직업 데이터를 코드화 하기
setwd("C:/challenge_data")
data_set <- read.csv("Data_set.csv", header=TRUE)
table(data_set$MATE_OCCP_NAME_G)
occp_name_to_code <- function(row) {
if(row=="1차산업 종사자")
row = 1
else if(row=="2차산업 종사자")
row = 2
else if(row=="3차산업 종사자")
row = 3
else if(row=="*")
row = 4
else if(row=="고소득 전문직")
row = 5
else if(row=="공무원")
row = 6
else if(row=="기업/단체 임원")
row = 7
else if(row=="기타")
row = 8
else if(row=="단순 노무직")
row = 9
else if(row=="단순 사무직")
row = 10
else if(row=="사무직")
row = 11
else if(row=="예체능계 종사자")
row = 12
else if(row=="운전직")
row = 13
else if(row=="자영업")
row = 14
else if(row=="전문직")
row = 15
else if(row=="주부")
row = 16
else if(row=="학생")
row = 17
else
row = 18
}
data_set$MATE_OCCP_NAME_G <- sapply(data_set$MATE_OCCP_NAME_G, occp_name_to_code)
data_set$MATE_OCCP_NAME_G <- unlist(data_set$MATE_OCCP_NAME_G)
table(data_set$MATE_OCCP_NAME_G)
data_set$OCCP_NAME_G <- sapply(data_set$OCCP_NAME_G, occp_name_to_code)
data_set$OCCP_NAME_G <- unlist(data_set$OCCP_NAME_G)
table(data_set$OCCP_NAME_G)
LT1Y_PEOD_RATE 데이터를 코드화 하기
table(data_set$LT1Y_PEOD_RATE)
lt1y_peod_rate_to_code <- function(row) {
if(row=="10미만")
row = 10
else if(row=="20미만")
row = 20
else if(row=="30미만")
row = 30
else if(row=="40미만")
row = 40
else if(row=="50미만")
row = 50
else if(row=="60미만")
row = 60
else if(row=="90미만")
row = 90
else if(row=="90이상")
row = 100
else
row = 0
}
data_set$LT1Y_PEOD_RATE <- sapply(data_set$LT1Y_PEOD_RATE, lt1y_peod_rate_to_code)

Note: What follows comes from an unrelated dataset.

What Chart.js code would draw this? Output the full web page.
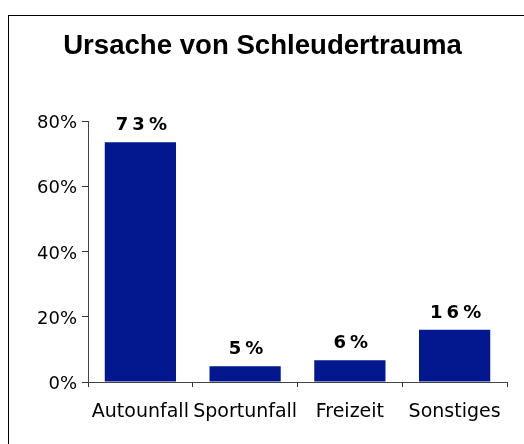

data_set$LT1Y_PEOD_RATE <- unlist(data_set$LT1Y_PEOD_RATE)
table(data_set$LT1Y_PEOD_RATE)
멤버십 데이터를 코드화 하기
#SKT Memgership grade to code
table(data_set$TEL_MBSP_GRAD)
tel_mgsp_grad_to_code <- function(row) {
if(row=="E")
row = 1
else if(row=="Q")
row = 2
else if(row=="R")
row = 3
else if(row=="W")
row = 4
else
row = 0
}
data_set$TEL_MBSP_GRAD <- sapply(data_set$TEL_MBSP_GRAD, tel_mgsp_grad_to_code)
data_set$TEL_MBSP_GRAD <- unlist(data_set$TEL_MBSP_GRAD)
table(data_set$TEL_MBSP_GRAD)
table(data_set$CBPT_MBSP_YN)
yn_to_10 <- function(row) {
if(row=="Y")
row = 1
else if(row=="N")
row = 0
else
row = 2
}
data_set$CBPT_MBSP_YN <- sapply(data_set$CBPT_MBSP_YN, yn_to_10)
data_set$CBPT_MBSP_YN <- unlist(data_set$CBPT_MBSP_YN)
table(data_set$CBPT_MBSP_YN)
|